Most of this information comes from Campaign for Food Safety (Ronnie Cummins)
860 Hwy 61m Little Marais MN 55614 <alliance @mr.net> via Marguerite Wagner,
Rabbit Information Service, Australia <rabbit@wantree.com.au>
Nobody knows the long-range effects of transplanting genes from one species to another, in effect performing overnight mutations that may interfere with species that nature has taken millennia to perfect. We do know, however, that the introduction of a naturally evolved foreign species can upset existing ecosystems in unpredictable ways.
Scientist smells a rat in GM food
LONDON--Genetically-modified food can damage the immune system of rats and stunt their growth according to new research released yesterday.
Professor Arpad Puztai, the scientist who carried out the research, said he would not eat modified food after seeing the results of his tests.
Professor Puztai of the Rowett Institute in Aberdeen, fed modified potatoes to the rats for 100 days to observe how it affected them.
The potatoes were produced by the the institute specially for the experiment, with similar modifications to those developed by commercial food producers to make crops resistant to pesticides. Professor Puztai said his findings raised grave questions about the safety of modified food for humans.
"We are assured that this is absolutely safe and that no conceivable harm could come to us from eating it. But if you gave me the choice now, I wouldn't eat it," he said.
The most worrying feature of the experiment was the effect of the potatoes on the rats' immune systems, Professor Putzai said.
A growing proportion of process food available in Britain contains modified ingredients, particularly soy beans, but there are no legal requirements for consumers to be warned by labels on packaging.
Ideas to discuss:
1. Good looking nowadays is very important. Even with food. Good looking but bad taste or bad looking and good taste? Maybe you cannot have both, what do you decide for?

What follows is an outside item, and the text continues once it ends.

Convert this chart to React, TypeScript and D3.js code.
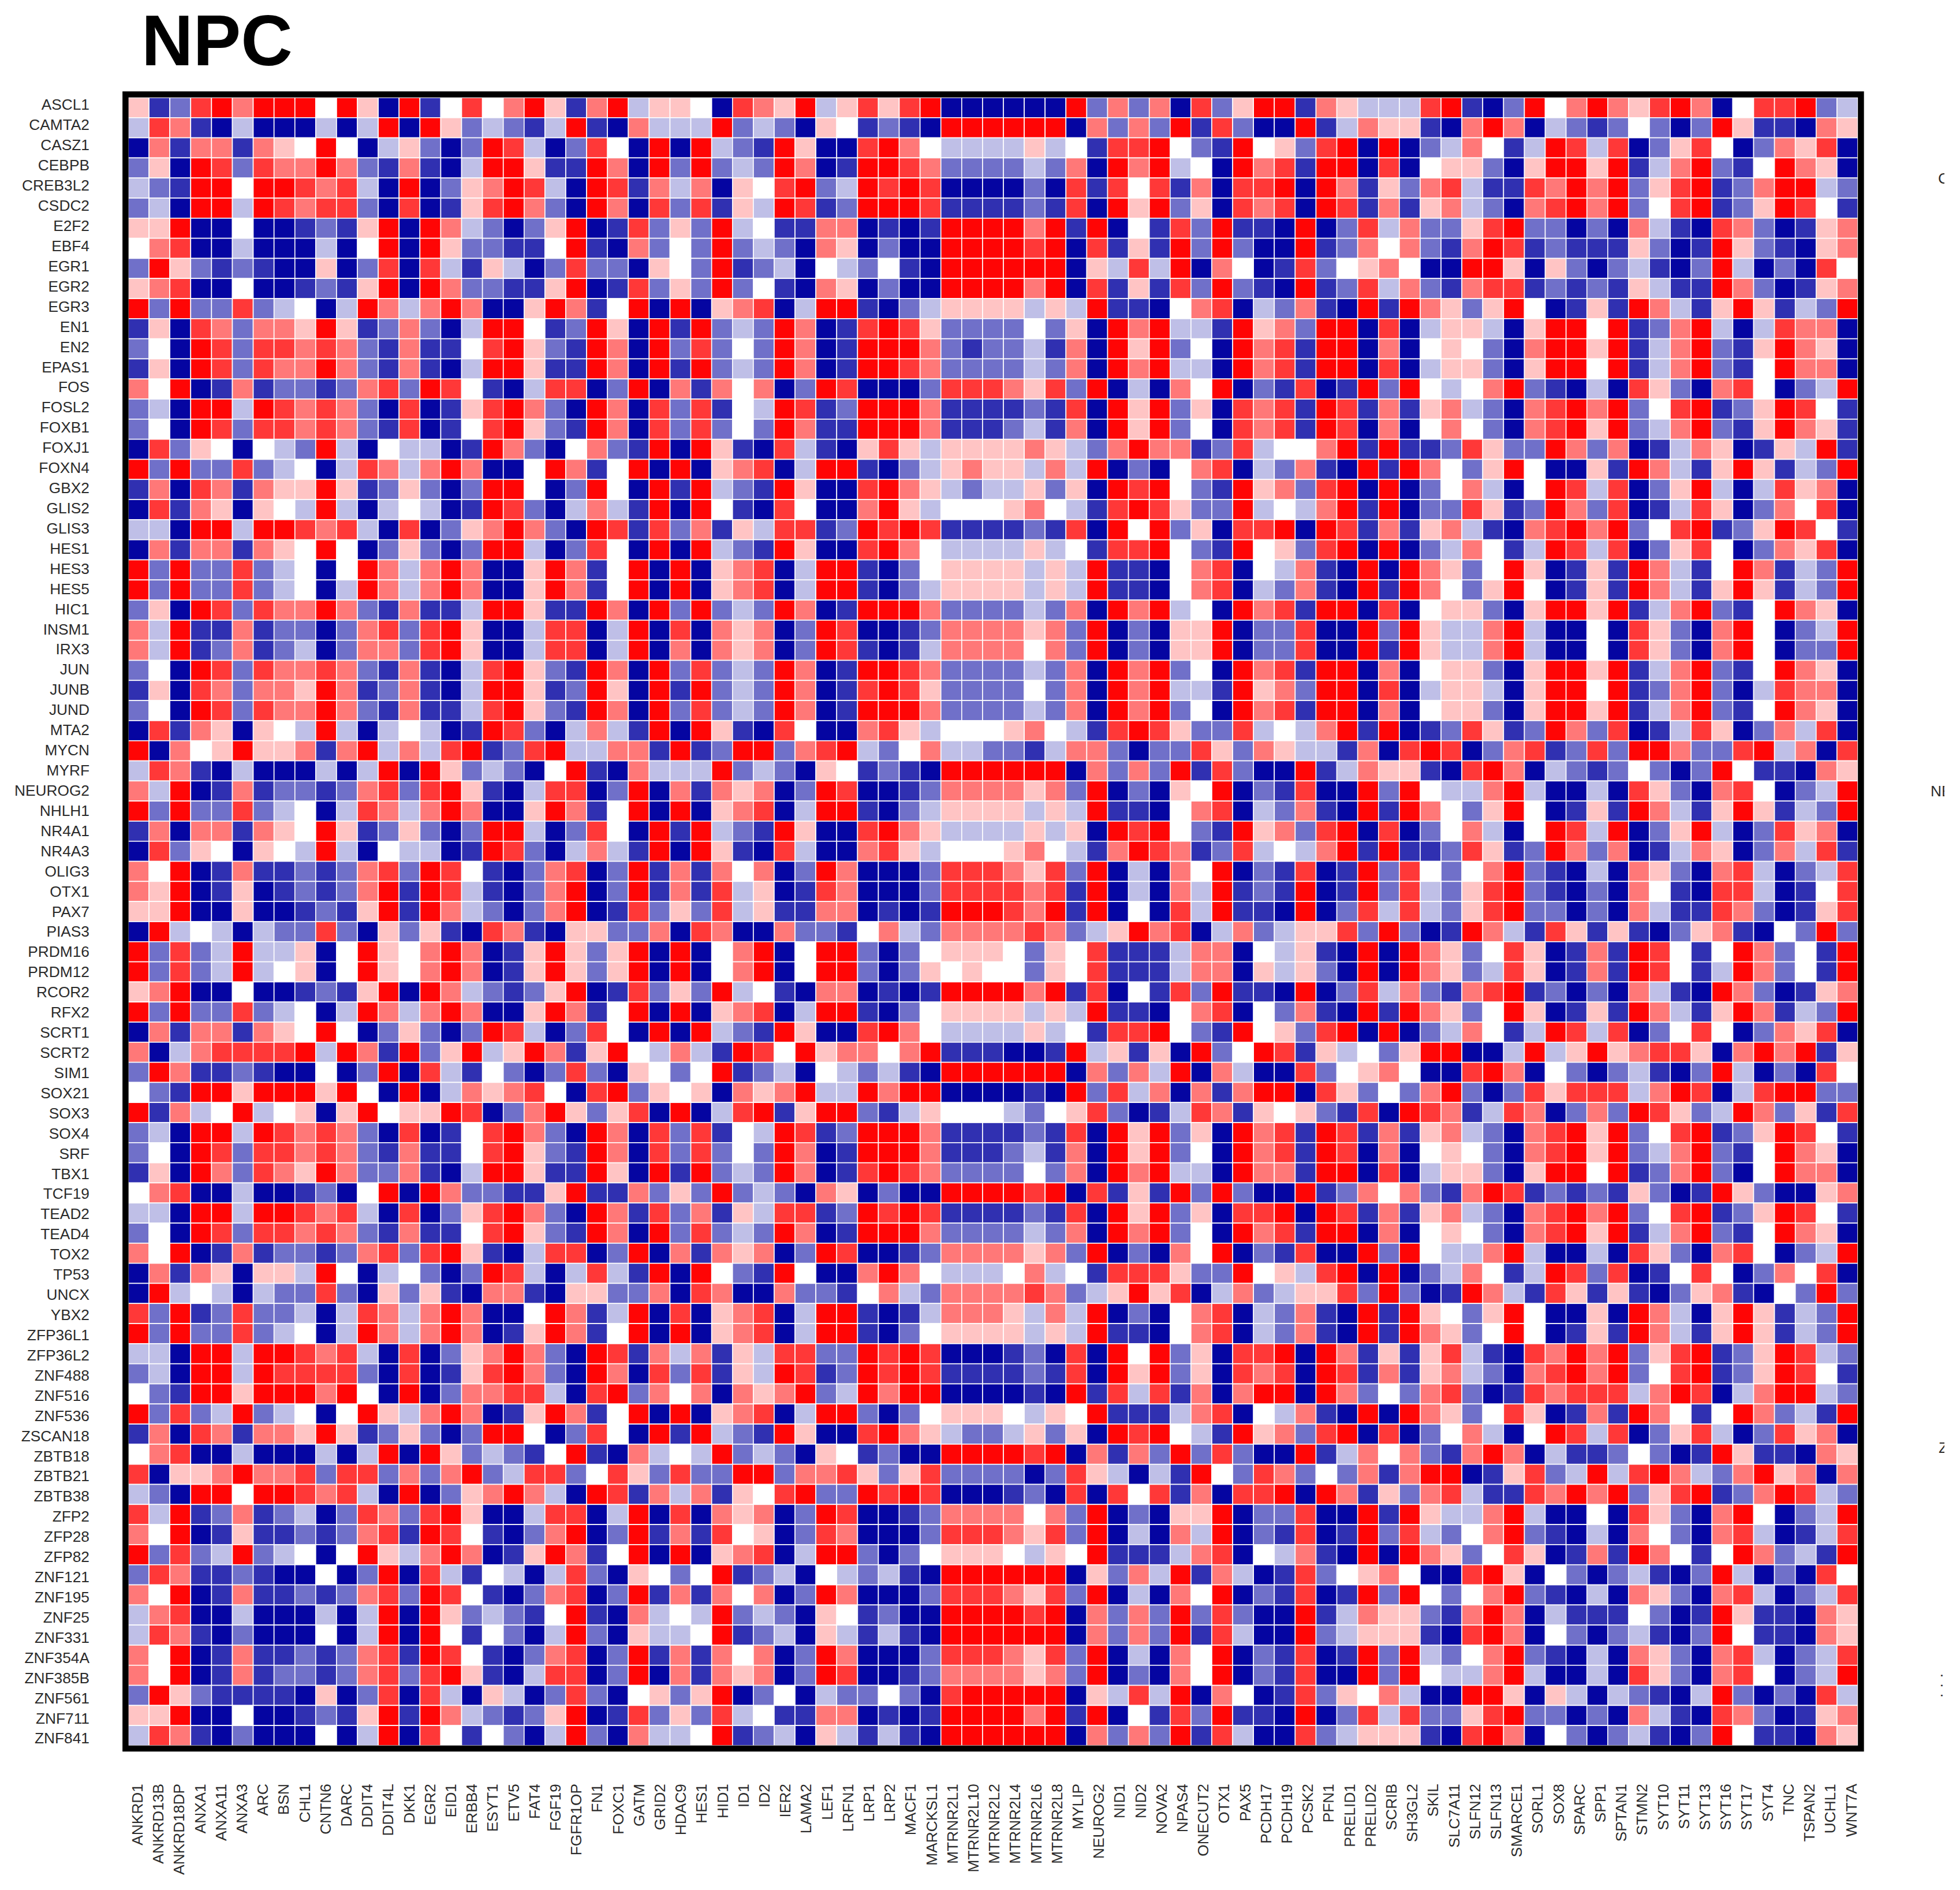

2. Have you ever thought why there is no more soil coming with your salad you buy or why there are no more worms looking out of your apple and smiling at you?
3. How about eating red beans that are blue or pink or yellow, smelling sweet and tasting like strawberries? Fun or Fear?
4. Do you think that diseases might occur from genetic manipulated food?
5. Why do people manipulate the DNA (deoxyribonucleic acid macromolecule which contains and transfers genetic characteristics in all living organisms) of food?
6. Right now we still manipulate food, we already cloned a sheep (Dolly), is it now time to clone ourselves?